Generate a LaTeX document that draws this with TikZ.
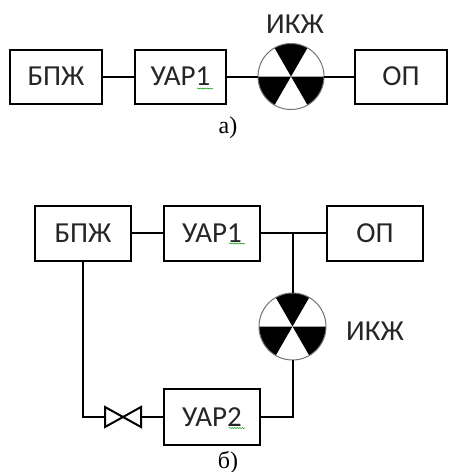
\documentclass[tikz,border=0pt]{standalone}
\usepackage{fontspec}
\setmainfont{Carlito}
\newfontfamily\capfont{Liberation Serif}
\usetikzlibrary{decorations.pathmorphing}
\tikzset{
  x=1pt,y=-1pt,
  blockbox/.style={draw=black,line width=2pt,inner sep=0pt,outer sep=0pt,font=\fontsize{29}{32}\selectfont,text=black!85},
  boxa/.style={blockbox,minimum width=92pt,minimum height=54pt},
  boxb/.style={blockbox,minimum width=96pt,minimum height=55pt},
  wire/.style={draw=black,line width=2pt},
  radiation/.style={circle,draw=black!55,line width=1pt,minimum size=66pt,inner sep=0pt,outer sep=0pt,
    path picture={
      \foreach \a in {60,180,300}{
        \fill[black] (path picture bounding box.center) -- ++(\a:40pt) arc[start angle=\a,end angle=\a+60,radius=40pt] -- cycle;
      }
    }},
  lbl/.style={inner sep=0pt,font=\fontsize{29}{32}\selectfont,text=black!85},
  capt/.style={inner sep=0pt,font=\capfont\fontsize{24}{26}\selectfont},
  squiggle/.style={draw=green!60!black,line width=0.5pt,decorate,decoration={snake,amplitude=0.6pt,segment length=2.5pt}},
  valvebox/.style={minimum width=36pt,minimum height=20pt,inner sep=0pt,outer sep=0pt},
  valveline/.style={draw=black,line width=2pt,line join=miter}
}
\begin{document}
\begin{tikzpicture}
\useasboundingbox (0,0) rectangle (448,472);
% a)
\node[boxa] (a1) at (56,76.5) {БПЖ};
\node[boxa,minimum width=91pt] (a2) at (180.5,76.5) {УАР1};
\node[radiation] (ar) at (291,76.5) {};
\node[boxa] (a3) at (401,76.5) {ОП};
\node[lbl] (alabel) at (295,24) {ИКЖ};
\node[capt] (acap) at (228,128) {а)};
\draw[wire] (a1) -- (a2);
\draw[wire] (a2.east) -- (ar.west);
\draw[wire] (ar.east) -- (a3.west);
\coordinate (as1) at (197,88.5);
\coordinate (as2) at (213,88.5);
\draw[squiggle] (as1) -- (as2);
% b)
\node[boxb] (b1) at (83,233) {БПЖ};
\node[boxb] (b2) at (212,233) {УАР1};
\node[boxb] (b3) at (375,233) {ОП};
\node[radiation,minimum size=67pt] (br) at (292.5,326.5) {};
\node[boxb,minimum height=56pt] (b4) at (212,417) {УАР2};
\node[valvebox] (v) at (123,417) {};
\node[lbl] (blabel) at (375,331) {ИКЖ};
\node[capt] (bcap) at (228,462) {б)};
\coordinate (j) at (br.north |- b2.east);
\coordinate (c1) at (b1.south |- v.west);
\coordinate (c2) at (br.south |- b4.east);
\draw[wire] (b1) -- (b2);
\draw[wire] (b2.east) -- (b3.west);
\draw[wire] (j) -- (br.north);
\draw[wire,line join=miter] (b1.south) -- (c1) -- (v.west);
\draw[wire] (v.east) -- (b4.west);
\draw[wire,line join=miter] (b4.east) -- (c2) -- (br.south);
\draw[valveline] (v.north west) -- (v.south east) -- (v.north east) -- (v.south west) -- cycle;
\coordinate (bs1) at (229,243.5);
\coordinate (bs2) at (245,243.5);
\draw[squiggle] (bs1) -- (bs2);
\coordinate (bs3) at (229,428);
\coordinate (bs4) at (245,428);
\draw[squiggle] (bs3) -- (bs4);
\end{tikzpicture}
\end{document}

-- -- --

TASK REQUIREMENTS >> Copy the listing exactly. Any image in it stays out of the copy.

THE ANSWER >>
Generate a LaTeX document that draws this with TikZ.
\documentclass[tikz,border=0pt]{standalone}
\usepackage{fontspec}
\setmainfont{Carlito}
\newfontfamily\capfont{Liberation Serif}
\usetikzlibrary{decorations.pathmorphing}
\tikzset{
  x=1pt,y=-1pt,
  blockbox/.style={draw=black,line width=2pt,inner sep=0pt,outer sep=0pt,font=\fontsize{29}{32}\selectfont,text=black!85},
  boxa/.style={blockbox,minimum width=92pt,minimum height=54pt},
  boxb/.style={blockbox,minimum width=96pt,minimum height=55pt},
  wire/.style={draw=black,line width=2pt},
  radiation/.style={circle,draw=black!55,line width=1pt,minimum size=66pt,inner sep=0pt,outer sep=0pt,
    path picture={
      \foreach \a in {60,180,300}{
        \fill[black] (path picture bounding box.center) -- ++(\a:40pt) arc[start angle=\a,end angle=\a+60,radius=40pt] -- cycle;
      }
    }},
  lbl/.style={inner sep=0pt,font=\fontsize{29}{32}\selectfont,text=black!85},
  capt/.style={inner sep=0pt,font=\capfont\fontsize{24}{26}\selectfont},
  squiggle/.style={draw=green!60!black,line width=0.5pt,decorate,decoration={snake,amplitude=0.6pt,segment length=2.5pt}},
  valvebox/.style={minimum width=36pt,minimum height=20pt,inner sep=0pt,outer sep=0pt},
  valveline/.style={draw=black,line width=2pt,line join=miter}
}
\begin{document}
\begin{tikzpicture}
\useasboundingbox (0,0) rectangle (448,472);
% a)
\node[boxa] (a1) at (56,76.5) {БПЖ};
\node[boxa,minimum width=91pt] (a2) at (180.5,76.5) {УАР1};
\node[radiation] (ar) at (291,76.5) {};
\node[boxa] (a3) at (401,76.5) {ОП};
\node[lbl] (alabel) at (295,24) {ИКЖ};
\node[capt] (acap) at (228,128) {а)};
\draw[wire] (a1) -- (a2);
\draw[wire] (a2.east) -- (ar.west);
\draw[wire] (ar.east) -- (a3.west);
\coordinate (as1) at (197,88.5);
\coordinate (as2) at (213,88.5);
\draw[squiggle] (as1) -- (as2);
% b)
\node[boxb] (b1) at (83,233) {БПЖ};
\node[boxb] (b2) at (212,233) {УАР1};
\node[boxb] (b3) at (375,233) {ОП};
\node[radiation,minimum size=67pt] (br) at (292.5,326.5) {};
\node[boxb,minimum height=56pt] (b4) at (212,417) {УАР2};
\node[valvebox] (v) at (123,417) {};
\node[lbl] (blabel) at (375,331) {ИКЖ};
\node[capt] (bcap) at (228,462) {б)};
\coordinate (j) at (br.north |- b2.east);
\coordinate (c1) at (b1.south |- v.west);
\coordinate (c2) at (br.south |- b4.east);
\draw[wire] (b1) -- (b2);
\draw[wire] (b2.east) -- (b3.west);
\draw[wire] (j) -- (br.north);
\draw[wire,line join=miter] (b1.south) -- (c1) -- (v.west);
\draw[wire] (v.east) -- (b4.west);
\draw[wire,line join=miter] (b4.east) -- (c2) -- (br.south);
\draw[valveline] (v.north west) -- (v.south east) -- (v.north east) -- (v.south west) -- cycle;
\coordinate (bs1) at (229,243.5);
\coordinate (bs2) at (245,243.5);
\draw[squiggle] (bs1) -- (bs2);
\coordinate (bs3) at (229,428);
\coordinate (bs4) at (245,428);
\draw[squiggle] (bs3) -- (bs4);
\end{tikzpicture}
\end{document}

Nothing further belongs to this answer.